Tide prediction is a fascinating aspect of understanding how our oceans react to natural forces. Ocean tides are primarily influenced by the gravitational pull of the Moon, and to a lesser extent, the Sun. Predicting tides involves understanding how these celestial bodies exert their forces on Earth.

Whereas local factors such as the shape of the coastline, ocean basin, and water depth also significantly influence tidal behavior. In some regions, like the Bay of Fundy in Canada, these factors create especially high tides.

• The gravitational pull causes bulges in the ocean on opposite sides of the Earth.
• These bulges move as the Earth rotates, leading to regular high and low tides.

Understanding tide prediction is vital for navigation, fishing, and even building structures along coastlines. It's a complex interplay of natural forces that scientists and experts calculate using sophisticated models and mathematical equations, often involving trigonometric functions like sine.

The sine function is a crucial mathematical tool used to model periodic phenomena such as tides, sound waves, and light. It produces a smooth, wave-like graph that oscillates between -1 and 1, making it perfect for representing cyclic behaviors.

The standard sine function is defined as \[y = \sin(x) \] where \( x \) is the angle in radians. In the context of tide predictions, the sine wave models how the tides go in and out.

• The function reaches its maximum value of 1, corresponding to the highest tide.
• Its minimum value of -1 corresponds to the lowest tide.
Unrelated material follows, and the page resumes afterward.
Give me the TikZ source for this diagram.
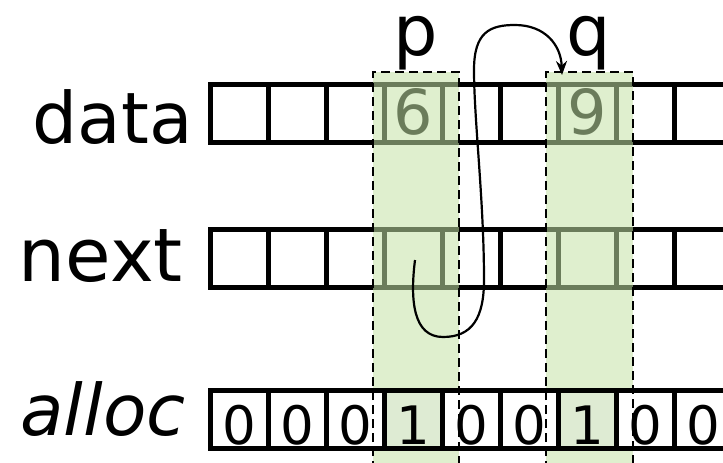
\documentclass[tikz,border=0pt]{standalone}
\usepackage{fontspec}
\setmainfont{DejaVu Sans}
\usetikzlibrary{arrows.meta}
\definecolor{bandgreen}{RGB}{196,226,166}
\definecolor{lightband}{RGB}{222,235,211}
\begin{document}
\begin{tikzpicture}[x=1pt,y=-1pt,
  cell/.style={draw=black, line width=5pt, minimum width=58pt, minimum height=58pt, inner sep=0pt, outer sep=0pt},
  acell/.style={cell, fill=white},
  onecell/.style={cell, fill=lightband},
  band/.style={fill=bandgreen, fill opacity=0.55},
  bandedge/.style={draw=black, line width=2pt, dash pattern=on 9pt off 5pt},
  rowlabel/.style={font=\fontsize{71}{80}\selectfont, anchor=base east, inner sep=0pt},
  ptrlabel/.style={font=\fontsize{70}{80}\selectfont, anchor=base, inner sep=0pt},
  datadigit/.style={font=\fontsize{62}{70}\selectfont, anchor=base, inner sep=0pt},
  allocdigit/.style={font=\fontsize{53}{60}\selectfont, anchor=base, inner sep=0pt},
  link/.style={draw=black, line width=2.2pt, -{Stealth[length=14pt,width=11pt]}}
]
\useasboundingbox (0,0) rectangle (723,463);
\clip (0,0) rectangle (723,463);
% data and next rows
\foreach \k in {0,...,8} {
  \node[cell] (d\k) at ({239+58*\k},113) {};
  \node[cell] (n\k) at ({239+58*\k},258) {};
}
\node[datadigit] (six) at (413,134) {6};
\node[datadigit] (nine) at (587,134) {9};
% bands
\fill[band] (373,72) rectangle (459,470);
\fill[band] (546,72) rectangle (633,470);
% alloc row
\foreach \v [count=\i from 0] in {0,0,0,1,0,0,1,0,0} {
  \ifnum\v=1
    \node[onecell] (a\i) at ({239+58*\i},419) {};
  \else
    \node[acell] (a\i) at ({239+58*\i},419) {};
  \fi
  \node[allocdigit] at ({239+58*\i},444) {\v};
}
% band edges
\draw[bandedge] (373,470) -- (373,72) -- (459,72) -- (459,470);
\draw[bandedge] (546,470) -- (546,72) -- (633,72) -- (633,470);
% labels
\node[rowlabel] (ldata) at (193,143) {data};
\node[rowlabel, font=\fontsize{74}{80}\selectfont] (lnext) at (183,281) {next};
\node[rowlabel] (lalloc) at (186,435) {\itshape alloc};
\node[ptrlabel] (p) at (416,55) {p};
\node[ptrlabel] (q) at (589,55) {q};
% link from p.next to q
\coordinate (start) at (415,260);
\coordinate (tip) at (562,75);
\draw[link] (start) .. controls (410,300) and (413,337) .. (443,337)
  .. controls (472,337) and (484,318) .. (484,280)
  .. controls (484,200) and (474,120) .. (474,70)
  .. controls (474,32) and (490,25) .. (515,25)
  .. controls (545,25) and (561,45) .. (tip);
\end{tikzpicture}
\end{document}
By modifying the amplitude and the midline position of the sine function, you can model different tidal ranges and mean sea levels. For example, in this exercise, the equation \( d = 30 + 8\sin(t) \) perfectly describes how far the tide is from the rock bluff based on time \( t \). This representation allows you to predict how tides will behave throughout the day.

Gravitational forces are central to many natural phenomena, including the ocean tides. In mathematics, gravitational forces are used to model and solve problems related to celestial mechanics and physical movements.

These forces follow the Universal Law of Gravitation, which states that every mass attracts every other mass with a force proportional to the product of their masses and inversely proportional to the square of the distance between their centers. Mathematically, it is represented as:\[F = G \frac{{m_1m_2}}{{r^2}} \]where:

• \( F \) is the gravitational force between two objects,
• \( G \) is the gravitational constant,
• \( m_1 \) and \( m_2 \) are the masses,
• \( r \) is the distance between the objects' centers.

In the context of tides, it’s the gravitational pull of the Moon and Sun on Earth’s oceans that creates the regular rise and fall of sea levels. These mathematical principles are critical in determining not just the behavior of tides, but also in understanding larger phenomena like planetary orbits and the structure of the universe.